Gaddafi is believed, by some, to be in his hometown of Sirte, a city upon which he lavished attention after he took power in 1969, the BBC reported early Friday. The report comes after on Thursday the dictator tried to galvanize his supporters in Sirte.
While the search for him is in progress with an EUR 1.2 M bounty on his head, Gaddafi broadcast a new speech in an attempt to rally support in his hometown of Sirte, one of his last remaining bastions.
"Libya is for Libyans not for foreign agents," Gaddafi said in his latest speech broadcast on his last remaining loyalist TV station al-Urubah Thursday night, as cited by BBC Monitoring.
The dictator who keeps losing ground across the country to the Libyan rebels in spite of the stiff resistance offered by his supporters has urged the all people of Sirte – men, women, and children – to contribute to the "cleansing" of the capital Tripoli from the rebels.
"We must resist these enemy rats, who will be defeated thanks to the armed struggle," he is quoted as saying in his broadcast .
Earlier on Thursday, the Libyan rebels moved to advance on the region of Sirte, Gaddafi's bastion and birthplace. Sirte, 450 km east of Tripoli, and Sabha, 600 km to the south, are Gaddafi's two last major strongholds.

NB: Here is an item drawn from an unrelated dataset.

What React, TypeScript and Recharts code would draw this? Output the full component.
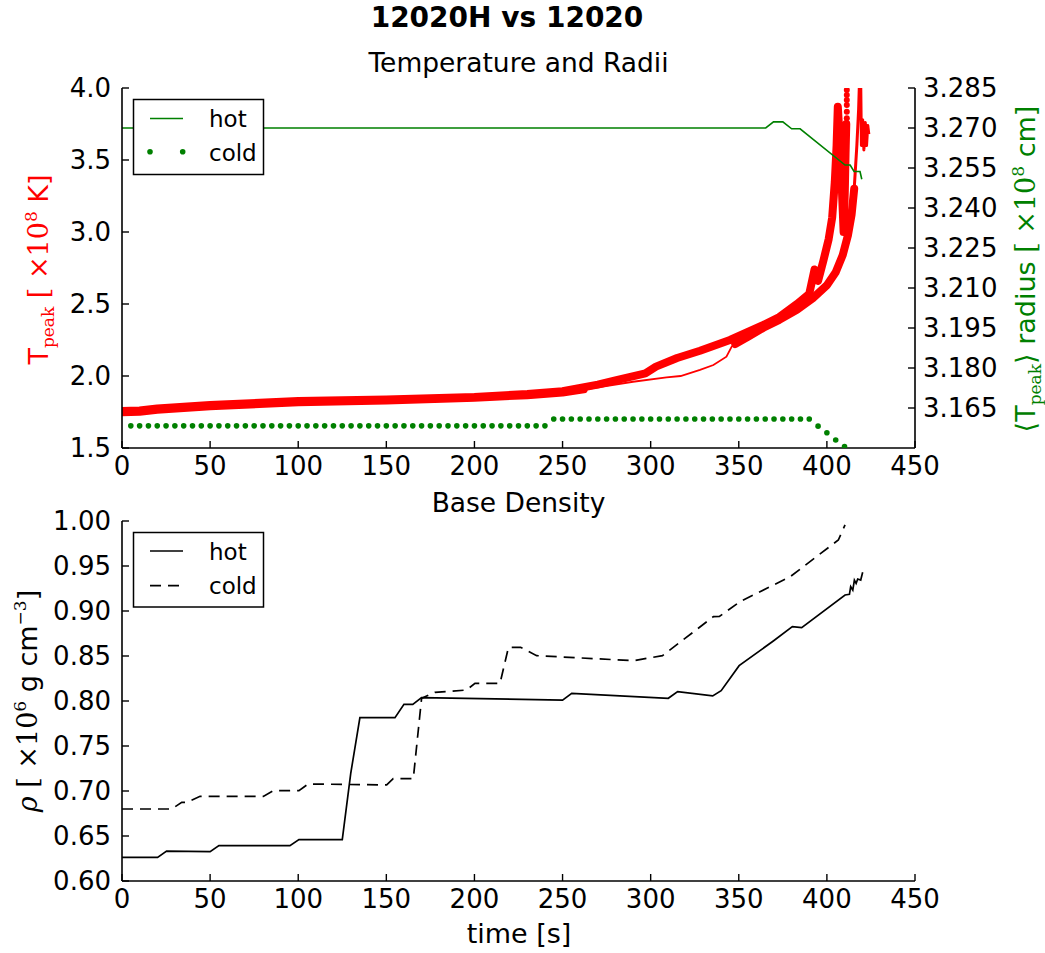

Having taken most of Tripoli – even though the capital has not been fully secured with pockets of resistance still surviving in some districts - the Libyan rebel forces started to push towards Sirte.
The dictator's loyalists, however, managed to halt their advance, ambushing a large column of rebel vehicles near the town of Bin Jawad, according to international reports, killing dozens of rebels, with the rest of the rebel troops withdrawing hastily to the east towards the town of Ras Lanuf.
As of Friday morning, Gaddafi forces are still firmly in control of the eastern city of Sirte as well as Sabha in the desert to the south. Large regions in Libya's provinces are still outside of the control of the rebel's Transitional National Council, which completed Thursday its hasty relocation from Benghazi to the capital Tripoli, and are in the hands of either Gaddafi's loyalists, or local tribal leaders.
As the search for Gaddafi continues, there have been reports that foreign military involvement in Libya might be greater than the continuing NATO airstrikes against regime targets. British, French, and Qatari special forces are rumored to have been spotted on the ground even though none of these reports could be confirmed.
Speaking late Thursday night, British Foreign Secretary William Hague said he could neither confirm, nor deny these reports.
"Well we don't comment on the operations of special forces, for good reasons. If we get in the habit of talking about our special forces we'd get in the habit of endangering them, so we don't do that," he told the BBC.